Using the records below, locate all lines containing "this" and return them.

>> START

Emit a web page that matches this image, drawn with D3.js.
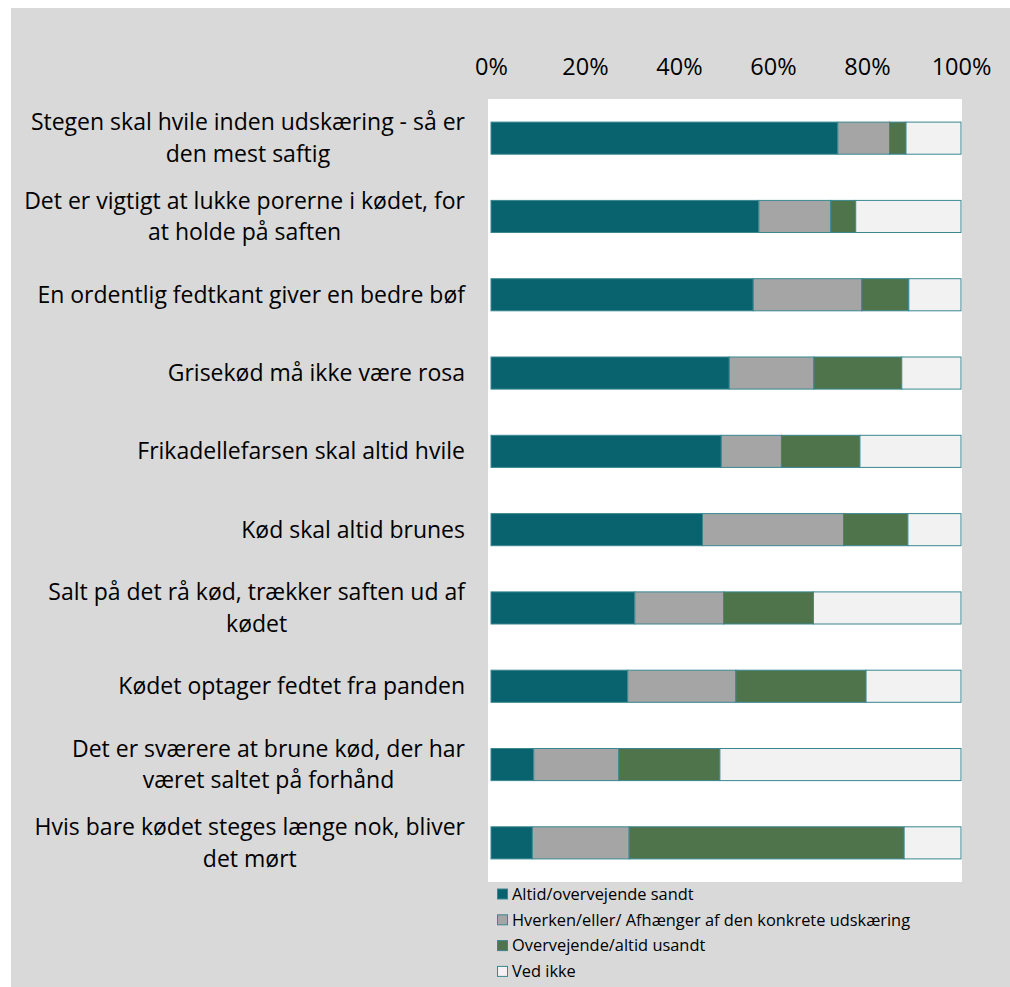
<!DOCTYPE html>
<html>
<head>
<meta charset="utf-8">
<script src="https://cdn.jsdelivr.net/npm/d3@7"></script>
<style>
  html, body { margin: 0; padding: 0; background: #ffffff; }
  svg { display: block; }
  text { font-family: "Open Sans", "Noto Sans", sans-serif; fill: #000; }
</style>
</head>
<body>
<svg id="chart" width="1010" height="987"></svg>
<script>
// Statements (line breaks mark where each label wraps)
const categories = [
  "Stegen skal hvile inden udskæring - så er\nden mest saftig",
  "Det er vigtigt at lukke porerne i kødet, for\nat holde på saften",
  "En ordentlig fedtkant giver en bedre bøf",
  "Grisekød må ikke være rosa",
  "Frikadellefarsen skal altid hvile",
  "Kød skal altid brunes",
  "Salt på det rå kød, trækker saften ud af\nkødet",
  "Kødet optager fedtet fra panden",
  "Det er sværere at brune kød, der har\nværet saltet på forhånd",
  "Hvis bare kødet steges længe nok, bliver\ndet mørt"
];

const seriesNames = [
  "Altid/overvejende sandt",
  "Hverken/eller/ Afhænger af den konkrete udskæring",
  "Overvejende/altid usandt",
  "Ved ikke"
];

// Share of answers (%) per statement, one array per answer option
const altidSandt   = [73.8, 57.0, 55.8, 50.7, 49.0, 45.0, 30.6, 29.1,  9.1,  8.8];
const hverkenEller = [11.0, 15.3, 23.1, 18.0, 12.8, 30.0, 18.9, 23.0, 18.1, 20.6];
const usandt       = [ 3.5,  5.3, 10.0, 18.7, 16.7, 13.7, 19.1, 27.7, 21.5, 58.5];
const vedIkke      = [11.7, 22.4, 11.1, 12.6, 21.5, 11.3, 31.4, 20.2, 51.3, 12.1];

const tickValues = [0, 0.2, 0.4, 0.6, 0.8, 1.0];
const colors = ["#08636f", "#a5a5a5", "#4f744c", "#f2f2f2"];

const svg = d3.select("#chart");

// Grey chart background and white plot area
svg.append("rect").attr("x", 11).attr("y", 8).attr("width", 999).attr("height", 979).attr("fill", "#d9d9d9");

const plot = { left: 488, right: 962, top: 99, bottom: 882 };
svg.append("rect")
  .attr("x", plot.left).attr("y", plot.top)
  .attr("width", plot.right - plot.left).attr("height", plot.bottom - plot.top)
  .attr("fill", "#ffffff");

const x = d3.scaleLinear().domain([0, 1]).range([491, 961]);
const y = d3.scaleBand().domain(d3.range(categories.length))
  .range([plot.top, plot.bottom]).paddingInner(0.59).paddingOuter(0.295);

// Build stacked rows from the series arrays
const rows = categories.map((c, i) => {
  const vals = [altidSandt[i], hverkenEller[i], usandt[i], vedIkke[i]];
  const total = d3.sum(vals);
  const obj = { i };
  seriesNames.forEach((s, k) => obj[s] = vals[k] / total);
  return obj;
});
const stacked = d3.stack().keys(seriesNames)(rows);

const layers = svg.append("g").selectAll("g").data(stacked).join("g")
  .attr("fill", (d, k) => colors[k]);

layers.selectAll("rect").data(d => d).join("rect")
  .attr("x", d => x(d[0]))
  .attr("y", d => y(d.data.i))
  .attr("width", d => x(d[1]) - x(d[0]))
  .attr("height", y.bandwidth())
  .attr("stroke", "#3a8790")
  .attr("stroke-width", 1);

// Percent axis on top
const axis = d3.axisTop(x).tickValues(tickValues).tickFormat(d3.format(".0%")).tickSize(0).tickPadding(0);
const gAxis = svg.append("g").attr("transform", "translate(0,75)").call(axis);
gAxis.select(".domain").remove();
gAxis.selectAll("text").style("font-size", "23.5px").style("font-family", "'Open Sans', sans-serif").attr("fill", "#000");

// Category labels: right-aligned block, lines centred within it
const labelRight = 465;
const lineH = 31.5;
categories.forEach((c, i) => {
  const lines = c.split("\n");
  const g = svg.append("g");
  const cy = y(i) + y.bandwidth() / 2;
  const texts = lines.map((ln, j) => g.append("text")
    .attr("y", cy + (j - (lines.length - 1) / 2) * lineH)
    .attr("dy", "0.35em")
    .style("font-size", "23px")
    .text(ln));
  const widths = texts.map(t => t.node().getComputedTextLength());
  const maxW = d3.max(widths);
  const centre = labelRight - maxW / 2;
  texts.forEach(t => t.attr("x", centre).attr("text-anchor", "middle"));
});

// Legend
const legend = svg.append("g");
seriesNames.forEach((s, k) => {
  const ly = 894 + k * 25.8;
  legend.append("rect").attr("x", 497.5).attr("y", ly - 5).attr("width", 10).attr("height", 10)
    .attr("fill", colors[k]).attr("stroke", "#3a8790").attr("stroke-width", 1);
  legend.append("text").attr("x", 512).attr("y", ly).attr("dy", "0.35em")
    .style("font-size", "16.4px").text(s);
});
</script>
</body>
</html>
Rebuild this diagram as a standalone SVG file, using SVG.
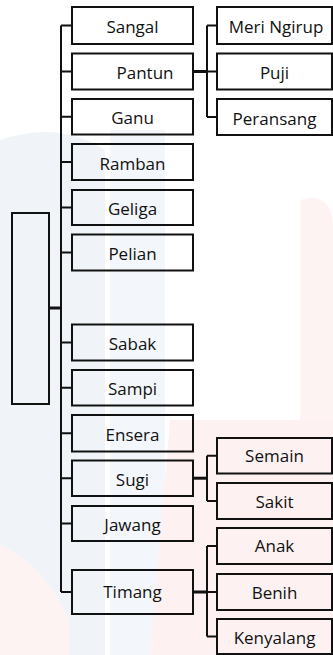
<svg xmlns="http://www.w3.org/2000/svg" width="333" height="655" viewBox="0 0 333 655">
<style>
.box{fill:none;stroke:#111;stroke-width:2}
.ln{fill:none;stroke:#111;stroke-width:2}
.thick{fill:none;stroke:#111;stroke-width:3}
text{font-family:"Open Sans","Noto Sans",sans-serif;font-size:17px;fill:#111;text-anchor:middle}
</style>
<g id="watermark">
<rect x="0" y="0" width="333" height="655" fill="#ffffff"/>
<path d="M0,140 Q60,120 105,150 L105,655 L0,655 Z" fill="#f0f4f9"/>
<rect x="110" y="130" width="55" height="525" fill="#f3f6fa"/>
<path d="M300,200 Q333,190 333,230 L333,420 L300,420 Z" fill="#fdf3f3"/>
<path d="M170,420 L333,420 L333,655 L150,655 Z" fill="#fdf2f1"/>
<path d="M0,545 Q40,560 70,620 L70,655 L0,655 Z" fill="#fdf3f3"/>
</g>
<g id="connectors">
<path class="ln" d="M61,25.5 V592"/>
<path class="ln" d="M61,25.5 H72 M61,71.5 H72 M61,116.7 H72 M61,162 H72 M61,207.5 H72 M61,252.5 H72 M61,342.5 H72 M61,387.7 H72 M61,433.2 H72 M61,478.2 H72 M61,523.5 H72 M61,592 H72"/>
<path class="thick" d="M49,308 H61"/>
<path class="thick" d="M193,71.5 H207"/>
<path class="ln" d="M207,25.5 V117 M207,25.5 H217 M207,71.5 H217 M207,117 H217"/>
<path class="thick" d="M193,478.2 H207"/>
<path class="ln" d="M207,455.7 V501 M207,455.7 H217 M207,501 H217"/>
<path class="thick" d="M193,592 H207"/>
<path class="ln" d="M207,546 V636.5 M207,546 H217 M207,592 H217 M207,636.5 H217"/>
</g>
<g id="root"><rect class="box" x="12" y="213" width="37" height="191"/></g>
<g id="sangal"><rect class="box" x="72" y="7" width="121" height="37"/><text x="132.5" y="33">Sangal</text></g>
<g id="pantun"><rect class="box" x="72" y="53.5" width="121" height="36"/><text x="145" y="79">Pantun</text></g>
<g id="ganu"><rect class="box" x="72" y="99" width="121" height="35.5"/><text x="132.5" y="124">Ganu</text></g>
<g id="ramban"><rect class="box" x="72" y="144" width="121" height="36"/><text x="132.5" y="169.5">Ramban</text></g>
<g id="geliga"><rect class="box" x="72" y="190" width="121" height="35"/><text x="132.5" y="215">Geliga</text></g>
<g id="pelian"><rect class="box" x="72" y="234.5" width="121" height="36"/><text x="132.5" y="260">Pelian</text></g>
<g id="sabak"><rect class="box" x="72" y="324.5" width="121" height="36"/><text x="132.5" y="350">Sabak</text></g>
<g id="sampi"><rect class="box" x="72" y="370" width="121" height="35.5"/><text x="132.5" y="395">Sampi</text></g>
<g id="ensera"><rect class="box" x="72" y="415" width="121" height="36.5"/><text x="132.5" y="440.5">Ensera</text></g>
<g id="sugi"><rect class="box" x="72" y="460.5" width="121" height="35.5"/><text x="132.5" y="485.5">Sugi</text></g>
<g id="jawang"><rect class="box" x="72" y="506" width="121" height="35"/><text x="132.5" y="531">Jawang</text></g>
<g id="timang"><rect class="box" x="72" y="570" width="121" height="44"/><text x="132.5" y="598">Timang</text></g>
<g id="meri-ngirup"><rect class="box" x="217" y="7" width="115" height="37"/><text x="276" y="33">Meri Ngirup</text></g>
<g id="puji"><rect class="box" x="217" y="53.5" width="115" height="36"/><text x="274.5" y="79">Puji</text></g>
<g id="peransang"><rect class="box" x="217" y="99" width="115" height="36"/><text x="274.5" y="124.5">Peransang</text></g>
<g id="semain"><rect class="box" x="217" y="438" width="115" height="35.5"/><text x="274.5" y="462">Semain</text></g>
<g id="sakit"><rect class="box" x="217" y="483" width="115" height="36"/><text x="274.5" y="508">Sakit</text></g>
<g id="anak"><rect class="box" x="217" y="528" width="115" height="36"/><text x="274.5" y="552">Anak</text></g>
<g id="benih"><rect class="box" x="217" y="574" width="115" height="36"/><text x="274.5" y="599">Benih</text></g>
<g id="kenyalang"><rect class="box" x="217" y="619" width="115" height="35"/><text x="274.5" y="644">Kenyalang</text></g>
</svg>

>> END

### COMPLETED EXERCISE
Emit a web page that matches this image, drawn with D3.js.
Rebuild this diagram as a standalone SVG file, using SVG.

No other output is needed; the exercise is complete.